Linking genetic predictors of high-dimensional imaging phenotypes and disease outcomes

Linking genetic predictors of high-dimensional imaging phenotypes and disease outcomes

EBPOD 2017: Project 8

This is one of 11 joint postdoctoral fellowships offered by EMBL-EBI, the NIHR Cambridge Biomedical Research Centre and the University of Cambridge’s School of the Biological Sciences in 2017.

Principal Investigators


Genetic variants can be used as anchors to link phenotypic variables (for example, blood pressure, lipid levels) to disease outcomes (for example, heart attack rates). This approach, known as “Mendelian randomization”, enables causal inferences to be made from observational data. It has been used in a wide range of contexts, primarily in epidemiology, but also in psychology, social sciences, economics, and other fields. 

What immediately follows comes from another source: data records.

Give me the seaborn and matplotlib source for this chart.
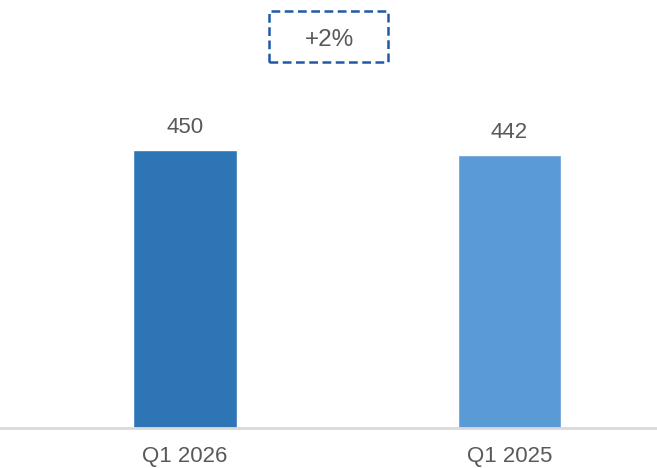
import matplotlib
matplotlib.use('Agg')
import matplotlib.pyplot as plt
from matplotlib.patches import Rectangle
import seaborn as sns
import pandas as pd

# dados
periodos = ['Q1 2026', 'Q1 2025']
valores = [450, 442]
cores = ['#2E75B6', '#5B9BD5']
variacao = '+2%'

sns.set_style('white')
plt.rcParams['font.family'] = ['Liberation Sans', 'DejaVu Sans']

df = pd.DataFrame({'periodo': periodos, 'valor': valores})

fig = plt.figure(figsize=(6.57, 4.68), dpi=100)
ax = fig.add_axes([0, 40 / 468, 1, 428 / 468])

sns.barplot(data=df, x='periodo', y='valor', hue='periodo', palette=cores,
            width=0.32, legend=False, ax=ax, saturation=1)

for i, v in enumerate(valores):
    ax.text(i, v + 19, f'{v}', ha='center', va='bottom', fontsize=16, color='#595959')

ax.set_xlim(-0.571, 1.455)
ax.set_ylim(0, 693)
ax.set_xlabel('')
ax.set_ylabel('')
ax.set_yticks([])
ax.tick_params(axis='x', length=0, labelsize=16, labelcolor='#595959', pad=13)
for s in ['top', 'right', 'left']:
    ax.spines[s].set_visible(False)
ax.spines['bottom'].set_color('#D9D9D9')
ax.spines['bottom'].set_linewidth(2)

# caixa da variacao
fig.add_artist(Rectangle((269 / 657, 1 - 62 / 468), 119 / 657, 51 / 468,
                         transform=fig.transFigure, fill=False,
                         linestyle=(0, (3.5, 1.8)), linewidth=1.8, edgecolor='#1F5AA6'))
fig.text(329 / 657, 1 - 40 / 468, variacao, ha='center', va='center',
         fontsize=17.5, color='#595959')

fig.savefig('out.png', dpi=100)
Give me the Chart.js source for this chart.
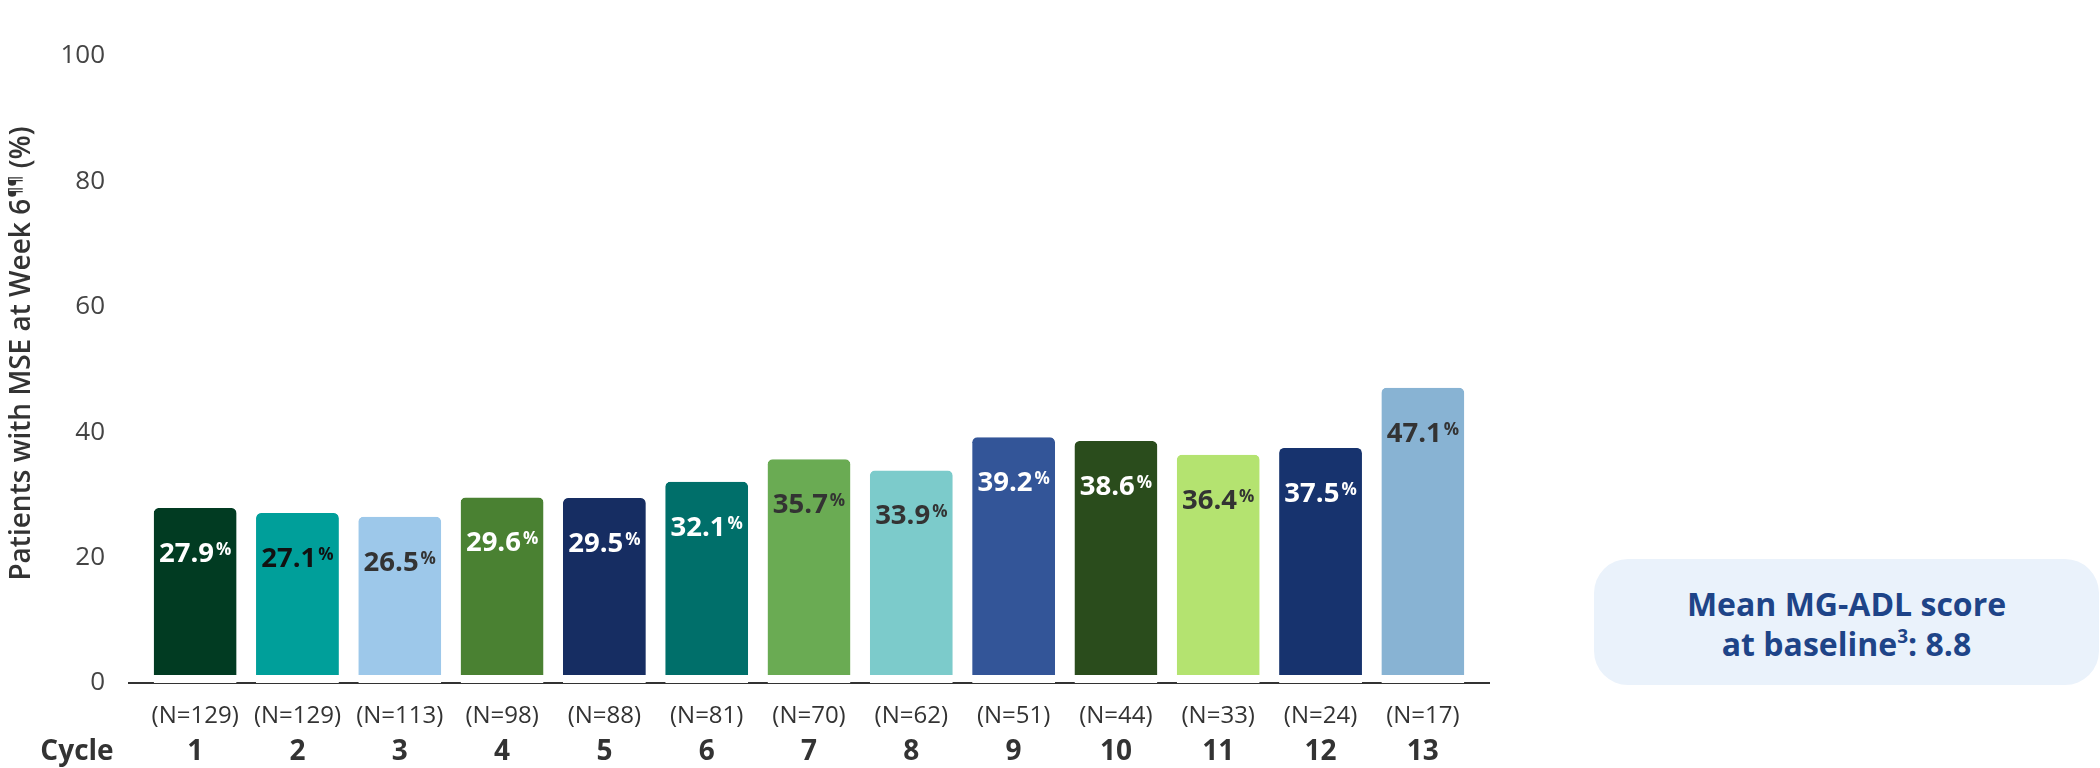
<!DOCTYPE html>
<html>
<head>
<meta charset="utf-8">
<script src="https://cdn.jsdelivr.net/npm/chart.js@4.4.1/dist/chart.umd.min.js"></script>
<style>
  html, body { margin: 0; padding: 0; background: #fff; }
  #wrap { position: relative; width: 2100px; height: 768px; }
  #note {
    position: absolute; left: 1594px; top: 559px; width: 505px; height: 126px;
    border-radius: 34px; background: #eaf2fb; color: #1e4488;
    font-family: "Open Sans", sans-serif; font-weight: 700; font-size: 32px; line-height: 40px;
    display: flex; align-items: center; justify-content: center; text-align: center;
    padding-top: 4px; box-sizing: border-box;
  }
  #note sup { font-size: 19px; line-height: 0; vertical-align: 13px; }
</style>
</head>
<body>
<div id="wrap">
  <canvas id="mycanvas" width="2100" height="768"></canvas>
  <div id="note"><div>Mean MG-ADL score<br>at baseline<sup>3</sup>: 8.8</div></div>
</div>
<script>
var cycles = ['1', '2', '3', '4', '5', '6', '7', '8', '9', '10', '11', '12', '13'];
var patientCounts = ['(N=129)', '(N=129)', '(N=113)', '(N=98)', '(N=88)', '(N=81)', '(N=70)', '(N=62)', '(N=51)', '(N=44)', '(N=33)', '(N=24)', '(N=17)'];
var mseRates = [27.9, 27.1, 26.5, 29.6, 29.5, 32.1, 35.7, 33.9, 39.2, 38.6, 36.4, 37.5, 47.1];
var yTicks = [0, 20, 40, 60, 80, 100];

var barColors = ['#013b22', '#009f9a', '#9dc8ea', '#4a8132', '#162d62', '#006f6a', '#6aab53',
                 '#7ccbcb', '#335598', '#2a4c1c', '#b4e370', '#17336e', '#88b3d3'];
var labelColors = ['#fff', '#111', '#333', '#fff', '#fff', '#fff', '#333',
                   '#333', '#fff', '#fff', '#333', '#fff', '#333'];

var FONT = '"Open Sans", sans-serif';

// value labels, axis line, y title and "Cycle"
var extras = {
	id: 'extras',
	beforeDatasetsDraw: function(chart) {
		var ctx = chart.ctx, area = chart.chartArea;
		var y0 = chart.scales.y.getPixelForValue(0);
		ctx.save();
		ctx.strokeStyle = '#333';
		ctx.lineWidth = 2;
		ctx.beginPath();
		ctx.moveTo(area.left - 16, y0);
		ctx.lineTo(area.right + 16, y0);
		ctx.stroke();
		ctx.restore();
	},
	afterDatasetsDraw: function(chart) {
		var ctx = chart.ctx;
		var meta = chart.getDatasetMeta(0);
		ctx.save();
		meta.data.forEach(function(bar, i) {
			var num = mseRates[i].toFixed(1);
			ctx.font = '700 27.5px ' + FONT;
			var w1 = ctx.measureText(num).width;
			ctx.font = '700 17px ' + FONT;
			var w2 = ctx.measureText('%').width;
			var gap = 2;
			var x = bar.x - (w1 + gap + w2) / 2;
			var cy = bar.y + 46;
			ctx.fillStyle = labelColors[i];
			ctx.textAlign = 'left';
			ctx.textBaseline = 'middle';
			ctx.font = '700 27.5px ' + FONT;
			ctx.fillText(num, x, cy);
			ctx.textBaseline = 'alphabetic';
			ctx.font = '700 17px ' + FONT;
			ctx.fillText('%', x + w1 + gap, cy + 1);
		});
		ctx.restore();
	},
	afterDraw: function(chart) {
		var ctx = chart.ctx, area = chart.chartArea;
		ctx.save();
		// y axis title with superscript
		var main = 'Patients with MSE at Week 6', sup = '\u00b6\u00b6', tail = ' (%)';
		ctx.font = '600 28px ' + FONT;
		var wm = ctx.measureText(main).width, wt = ctx.measureText(tail).width;
		ctx.font = '600 17px ' + FONT;
		var ws = ctx.measureText(sup).width;
		var total = wm + ws + 1 + wt;
		ctx.translate(22, (area.top + area.bottom) / 2 - 16);
		ctx.rotate(-Math.PI / 2);
		ctx.fillStyle = '#333';
		ctx.textBaseline = 'middle';
		ctx.textAlign = 'left';
		var sx = -total / 2;
		ctx.font = '600 28px ' + FONT;
		ctx.fillText(main, sx, 0);
		ctx.font = '600 17px ' + FONT;
		ctx.fillText(sup, sx + wm + 1, -7);
		ctx.font = '600 28px ' + FONT;
		ctx.fillText(tail, sx + wm + 1 + ws, 0);
		ctx.restore();

		ctx.save();
		var x2 = chart.scales.x2;
		ctx.font = '700 28px ' + FONT;
		ctx.fillStyle = '#333';
		ctx.textAlign = 'center';
		ctx.textBaseline = 'middle';
		ctx.fillText('Cycle', 77, x2.top + 4 + 16.8);
		ctx.restore();
	}
};

var ctx = document.getElementById('mycanvas');

var barGraph = new Chart(ctx, {
	type: 'bar',
	data: {
		labels: cycles,
		datasets: [{
			label: 'Patients with MSE',
			data: mseRates,
			backgroundColor: barColors,
			borderColor: '#ffffff',
			borderWidth: { top: 0, left: 0, right: 0, bottom: 8 },
			borderSkipped: false,
			borderRadius: { topLeft: 5, topRight: 5, bottomLeft: 0, bottomRight: 0 },
			categoryPercentage: 1.0,
			barPercentage: 0.81
		}]
	},
	options: {
		responsive: false,
		devicePixelRatio: 1,
		animation: false,
		layout: { padding: { top: 56, right: 626, left: 0, bottom: 0 } },
		plugins: {
			legend: { display: false },
			tooltip: { enabled: false }
		},
		scales: {
			y: {
				min: 0,
				max: 100,
				afterFit: function(s) { s.width = 144; },
				afterBuildTicks: function(s) { s.ticks = yTicks.map(function(v) { return { value: v }; }); },
				grid: { display: false, drawTicks: false },
				border: { display: false },
				ticks: {
					padding: 39,
					color: '#444',
					font: { family: FONT, size: 26 }
				}
			},
			x: {
				weight: 0,
				afterFit: function(s) { s.height = 48; },
				grid: { display: false, drawTicks: false },
				border: { display: false },
				ticks: {
					padding: 19,
					color: '#333',
					font: { family: FONT, size: 24 },
					maxRotation: 0,
					autoSkip: false,
					callback: function(v, i) { return patientCounts[i]; }
				}
			},
			x2: {
				type: 'category',
				position: 'bottom',
				weight: 1,
				labels: cycles,
				offset: true,
				afterFit: function(s) { s.height = 37; },
				grid: { display: false, drawTicks: false },
				border: { display: false },
				ticks: {
					padding: 4,
					color: '#333',
					font: { family: FONT, size: 28, weight: '700' },
					maxRotation: 0,
					autoSkip: false
				}
			}
		}
	},
	plugins: [extras]
});
</script>
</body>
</html>
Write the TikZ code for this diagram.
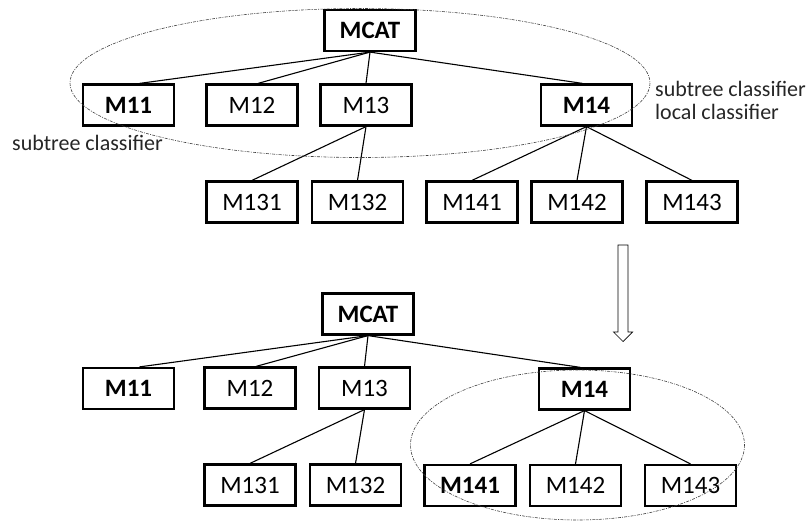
\documentclass[tikz,border=0pt]{standalone}
\usepackage{fontspec}
\setmainfont{Carlito}
\begin{document}
\begin{tikzpicture}[x=1pt,y={(0pt,-1pt)},
  box/.style={draw,line width=2.2pt,minimum width=91pt,minimum height=41pt,
    inner sep=0pt,font=\fontsize{25}{29}\selectfont},
  bbox/.style={box,font=\fontsize{25}{29}\selectfont\bfseries},
  edge/.style={line width=1.1pt},
  group/.style={draw=black!75,line width=0.6pt,dash pattern=on 3pt off 1.2pt on 1pt off 1.2pt},
  note/.style={inner sep=0pt,anchor=base west,font=\fontsize{22}{25}\selectfont,text=black!85}]
\useasboundingbox (0,0) rectangle (807,522);

% ---- upper tree ----
\node[bbox] (tcat) at (370,30.5) {MCAT};
\node[bbox] (t11) at (128.5,105) {M11};
\node[box]  (t12) at (252,105) {M12};
\node[box]  (t13) at (366,105) {M13};
\node[bbox] (t14) at (586.5,105) {M14};
\node[box]  (t131) at (252,202) {M131};
\node[box]  (t132) at (357.5,202) {M132};
\node[box]  (t141) at (472,202) {M141};
\node[box]  (t142) at (577,202) {M142};
\node[box]  (t143) at (692,202) {M143};

\draw[edge] (tcat.south) -- ([xshift=11pt]t11.north);
\draw[edge] (tcat.south) -- ([xshift=6pt]t12.north);
\draw[edge] (tcat.south) -- (t13.north);
\draw[edge] (tcat.south) -- ([xshift=-4pt]t14.north);
\draw[edge] (t13.south) -- (t131.north);
\draw[edge] (t13.south) -- (t132.north);
\draw[edge] (t14.south) -- (t141.north);
\draw[edge] (t14.south) -- (t142.north);
\draw[edge] (t14.south) -- (t143.north);

\node[note] (lsub) at (12,150.7) {subtree classifier};
\node[note] (rsub) at (655,96.7) {subtree classifier};
\node[note] (rloc) at (655,119.3) {local classifier};

\draw[group] (360,83) ellipse [x radius=290, y radius=74.5];

% ---- transition arrow ----
\draw[line width=0.7pt,fill=white]
  (618,245) -- (628,245) -- (628,332) -- (632.5,332) -- (623,341.5)
  -- (613.5,332) -- (618,332) -- cycle;

% ---- lower tree ----
\node[bbox] (bcat) at (368,314) {MCAT};
\node[bbox] (b11) at (128.5,388.5) {M11};
\node[box]  (b12) at (250,388) {M12};
\node[box]  (b13) at (364.5,388) {M13};
\node[bbox] (b14) at (584.5,389) {M14};
\node[box]  (b131) at (250,485) {M131};
\node[box]  (b132) at (355.5,485) {M132};
\node[bbox] (b141) at (470,485.5) {M141};
\node[box]  (b142) at (575.5,485.5) {M142};
\node[box]  (b143) at (690.5,485.5) {M143};

\draw[edge] (bcat.south) -- ([xshift=11pt]b11.north);
\draw[edge] (bcat.south) -- ([xshift=6pt]b12.north);
\draw[edge] (bcat.south) -- (b13.north);
\draw[edge] (bcat.south) -- ([xshift=-4pt]b14.north);
\draw[edge] (b13.south) -- (b131.north);
\draw[edge] (b13.south) -- (b132.north);
\draw[edge] (b14.south) -- (b141.north);
\draw[edge] (b14.south) -- (b142.north);
\draw[edge] (b14.south) -- (b143.north);

\draw[group] (577.5,445) ellipse [x radius=167, y radius=75];
\end{tikzpicture}
\end{document}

As an example, genetic variants in the HMGCR gene region are associated with reduced levels of low-density lipoprotein cholesterol (LDL-cholesterol, informally known as “bad cholesterol”). The biological pathway associated with the HMGCR gene region is the one targeted by statin drugs. Genetic variants in this region can therefore be used as naturally-occurring proxies for statin therapy. The impact of statin therapy on various diseases can be assessed by testing the association of these genetic variants with disease outcomes. Variants in the HMGCR gene region that are associated with lower LDL-cholesterol are also associated with reduced risk of coronary heart disease. This suggests that taking statins will reduce your risk of coronary heart disease risk. Figure 1 shows similar associations scaled to a 1 mmol/L decrease in LDL-cholesterol for variants in other lipid-related gene regions, suggesting that a similar reduction in coronary heart disease risk is associated with other LDL-cholesterol lowering mechanisms. Additionally, these variants are all associated with Type 2 diabetes risk, but with associations in the opposite direction, suggesting that statin drugs increase the risk of Type 2 diabetes (as has been demonstrated in trials), but that novel NPC1L1-inhibitors (such as ezetimibe) will increase diabetes risk to a greater extent per 1 mmol/L change in LDL-cholesterol.

Recent advances in statistical methodology have focused on obtaining reliable causal inferences in scenarios where the genetic variants may not have specific associations with the trait under investigation. In order to implicate a putative risk factor as causal, one needs to have a genetic variant that is specifically associated with the risk factor under investigation, and that does not have extraneous (pleiotropic) associations with alternative risk factors. Formally speaking, such a genetic variant needs to satisfy the assumptions of an instrumental variable. Recent theoretical work has concentrated on specifying less restrictive assumptions that can still provide consistent causal estimates when there are multiple genetic variants that influence the risk factor. The UK Biobank (UKBB) is a fertile source of genetic variants that can be linked with disease outcomes in further datasets. UKBB is an open-access data resource consisting of 500 000 individuals between the ages of 50 and 64 who have been “deeply phenotyped” as well as genotyped – genetic and phenotypic data are available for around 800 000 measured genetic variants, and for large numbers of risk factors. Once genetic variants have been identified, their associations with disease outcomes can also be looked up in publicly-available datasets, such as in the CARDIoGRAMplusC4D consortium (comprising around 60 000 coronary heart disease cases and 110 000 controls) and the DIAGRAM consortium (comprising around 22 000 Type 2 diabetes cases and 58 000 controls).

Project outline

As well as single risk factors, UKBB have also measured high-dimensional imaging phenotypes in a subset of individuals. For example, brain scans, heart scans and retinal scans have been taken for around 100 000 individuals. The aim of this project is to take existing methods for Mendelian randomization and extend them to the scenario of a high-dimensional phenotype. The Birney group has growing expertise in high dimensional human imaging data in both hearts and retinas. The Burgess group has expertise in developing Mendelian randomization techniques to trace causal pathways. The situation of a multi-dimensional imaging phenotype provides additional complication in terms of multiple testing, the possibility of sparse modelling, and individual measures of the trait being highly correlated. However, it could potentially add considerable insight as to which aspects of a complex phenotype are implicated in disease processes. Our goal would be to find robust image-based components which are on causal pathways towards disease processes, thus implicating the relevant organ/substructure explicitly as linked with disease outcomes. A successful candidate for this project would be supervised by Dr Stephen Burgess (MRC Biostatistics Unit, University of Cambridge) and Dr Ewan Birney (European Bioinformatics Institute) and would divide their time between the two institutions. They would gain wide experience both in the development of statistical methodology and in application to applied research.